[Information provided start]

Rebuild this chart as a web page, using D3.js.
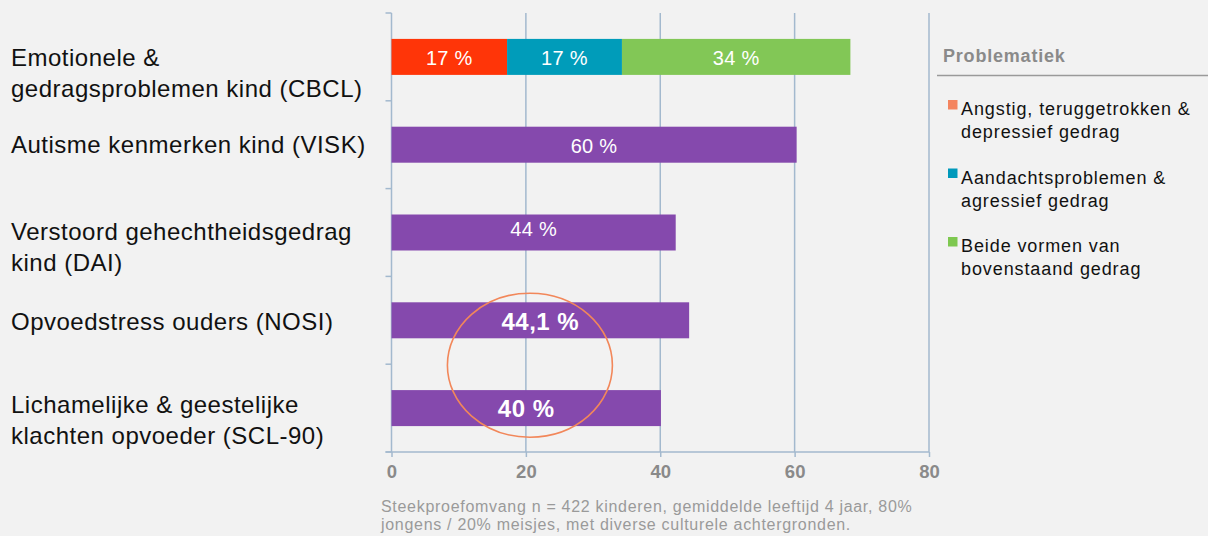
<!DOCTYPE html>
<html>
<head>
<meta charset="utf-8">
<script src="https://cdn.jsdelivr.net/npm/d3@7"></script>
<style>
  html, body { margin: 0; padding: 0; background: #f2f2f2; }
  svg { display: block; font-family: "Liberation Sans", Arial, Helvetica, sans-serif; }
</style>
</head>
<body>
<svg id="chart" width="1208" height="536"></svg>
<script>
// ---- data ----
const categories = ["CBCL", "VISK", "DAI", "NOSI", "SCL-90"];
const categoryLabels = [
  ["Emotionele &", "gedragsproblemen kind (CBCL)"],
  ["Autisme kenmerken kind (VISK)"],
  ["Verstoord gehechtheidsgedrag", "kind (DAI)"],
  ["Opvoedstress ouders (NOSI)"],
  ["Lichamelijke & geestelijke", "klachten opvoeder (SCL-90)"]
];
const stackSeries = ["Angstig, teruggetrokken & depressief gedrag",
                     "Aandachtsproblemen & agressief gedrag",
                     "Beide vormen van bovenstaand gedrag"];
const legendLines = [
  ["Angstig, teruggetrokken &", "depressief gedrag"],
  ["Aandachtsproblemen &", "agressief gedrag"],
  ["Beide vormen van", "bovenstaand gedrag"]
];
const stackValues = [17.2, 17.1, 34];           // CBCL segments
const stackLabels = ["17 %", "17 %", "34 %"];
const singleCategories = ["VISK", "DAI", "NOSI", "SCL-90"];
const singleValues = [60.3, 42.3, 44.3, 40.1];
const singleLabels = ["60 %", "44 %", "44,1 %", "40 %"];
const singleBold = [false, false, true, true];
const xTicks = [0, 20, 40, 60, 80];
const legendTitle = "Problematiek";
const footnote = ["Steekproefomvang n = 422 kinderen, gemiddelde leeftijd 4 jaar, 80%",
                  "jongens / 20% meisjes, met diverse culturele achtergronden."];

// ---- styles ----
const barColors = ["#ff3508", "#009cba", "#82c756"];
const legendColors = ["#f4845f", "#0099bb", "#7ec850"];
const purple = "#8549ad";
const gridColor = "#a3b9ce";

const svg = d3.select("#chart");
const x = d3.scaleLinear().domain([0, 80]).range([391.5, 929]);
const y = d3.scaleBand().domain(categories).range([13, 452])
  .paddingInner(0.59).paddingOuter(0.295);
const step = y.step();
const bandCenter = c => y(c) + y.bandwidth() / 2;

// gridlines
svg.append("g").selectAll("line").data(xTicks.slice(1)).join("line")
  .attr("x1", d => x(d)).attr("x2", d => x(d))
  .attr("y1", 13).attr("y2", 452)
  .attr("stroke", gridColor).attr("stroke-width", 1.5);

// y axis line + ticks at band boundaries
svg.append("line").attr("x1", x(0)).attr("x2", x(0)).attr("y1", 13).attr("y2", 452)
  .attr("stroke", gridColor).attr("stroke-width", 1.5);
const bounds = d3.range(categories.length + 1).map(i => 13 + i * step);
svg.append("g").selectAll("line").data(bounds).join("line")
  .attr("x1", x(0) - 6).attr("x2", x(0))
  .attr("y1", d => d).attr("y2", d => d)
  .attr("stroke", gridColor).attr("stroke-width", 1.5);

// x axis
const xAxis = svg.append("g").attr("transform", "translate(0,452)")
  .call(d3.axisBottom(x).tickValues(xTicks).tickSize(5).tickPadding(8).tickFormat(d3.format("d")));
xAxis.select(".domain").remove();
xAxis.append("line").attr("x1", x(0) - 6).attr("x2", x(80)).attr("y1", 0).attr("y2", 0)
  .attr("stroke", gridColor).attr("stroke-width", 1.5);
xAxis.selectAll(".tick line").attr("stroke", gridColor).attr("stroke-width", 1.5);
xAxis.selectAll(".tick text").attr("fill", "#8a8a8a").attr("font-size", 18.5)
  .attr("font-weight", "bold").attr("font-family", "'Liberation Sans', Arial, sans-serif");

// stacked bar (CBCL)
const stackStarts = stackValues.map((v, i) => d3.sum(stackValues.slice(0, i)));
const stackG = svg.append("g");
stackG.selectAll("rect").data(stackValues).join("rect")
  .attr("x", (d, i) => x(stackStarts[i]))
  .attr("width", (d, i) => x(stackStarts[i] + d) - x(stackStarts[i]))
  .attr("y", y("CBCL")).attr("height", y.bandwidth())
  .attr("fill", (d, i) => barColors[i]);
stackG.selectAll("text").data(stackValues).join("text")
  .attr("x", (d, i) => x(stackStarts[i] + d / 2))
  .attr("y", bandCenter("CBCL") + 8)
  .attr("text-anchor", "middle").attr("fill", "#fff").attr("font-size", 20)
  .attr("letter-spacing", 0.3)
  .text((d, i) => stackLabels[i]);

// single bars
const sg = svg.append("g");
sg.selectAll("rect").data(singleValues).join("rect")
  .attr("x", x(0))
  .attr("width", d => x(d) - x(0))
  .attr("y", (d, i) => y(singleCategories[i])).attr("height", y.bandwidth())
  .attr("fill", purple);
const labelDy = [8, 3, 10, 9];
sg.selectAll("text").data(singleValues).join("text")
  .attr("x", d => x(d / 2))
  .attr("y", (d, i) => bandCenter(singleCategories[i]) + labelDy[i])
  .attr("text-anchor", "middle").attr("fill", "#fff")
  .attr("font-size", (d, i) => singleBold[i] ? 24 : 20)
  .attr("letter-spacing", (d, i) => singleBold[i] ? 0.5 : 0.3)
  .attr("font-weight", (d, i) => singleBold[i] ? "bold" : "normal")
  .text((d, i) => singleLabels[i]);

// highlight ellipse
svg.append("ellipse").attr("cx", x(20.6)).attr("cy", (bandCenter("NOSI") + bandCenter("SCL-90")) / 2 + 1)
  .attr("rx", 82.5).attr("ry", 72)
  .attr("fill", "none").attr("stroke", "#f2875a").attr("stroke-width", 1.6);

// category labels
const firstDy = [9, 8, 7, 10, 5];
const catG = svg.append("g");
categoryLabels.forEach((lines, i) => {
  const c = categories[i];
  const t = catG.append("text").attr("x", 11).attr("font-size", 24)
    .attr("letter-spacing", 0.5).attr("fill", "#111");
  lines.forEach((ln, j) => {
    t.append("tspan").attr("x", 11)
      .attr("y", bandCenter(c) + firstDy[i] + j * 31)
      .text(ln);
  });
});

// legend
const lg = svg.append("g");
lg.append("text").attr("x", 943).attr("y", 62).attr("font-size", 18).attr("font-weight", "bold")
  .attr("letter-spacing", 0.8).attr("fill", "#8a8a8a").text(legendTitle);
lg.append("line").attr("x1", 937).attr("x2", 1208).attr("y1", 75.5).attr("y2", 75.5)
  .attr("stroke", "#9a9a9a").attr("stroke-width", 1.5);
stackSeries.forEach((s, i) => {
  const top = 100 + i * 68.5;
  lg.append("rect").attr("x", 948).attr("y", top).attr("width", 9.5).attr("height", 9.5)
    .attr("fill", legendColors[i]);
  const t = lg.append("text").attr("font-size", 18).attr("letter-spacing", 0.9).attr("fill", "#111");
  legendLines[i].forEach((ln, j) => {
    t.append("tspan").attr("x", 961).attr("y", top + 15 + j * 23).text(ln);
  });
});

// footnote
const fn = svg.append("text").attr("font-size", 16).attr("letter-spacing", 0.7).attr("fill", "#9a9a9a");
footnote.forEach((ln, j) => {
  fn.append("tspan").attr("x", 381).attr("y", 512 + j * 17.5).text(ln);
});
</script>
</body>
</html>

[Information provided end]

Aim of the exercise: Look over the material above and show each line where "chart" appears.

Problem solution:
Rebuild this chart as a web page, using D3.js.
<svg id="chart" width="1208" height="536"></svg>
const svg = d3.select("#chart");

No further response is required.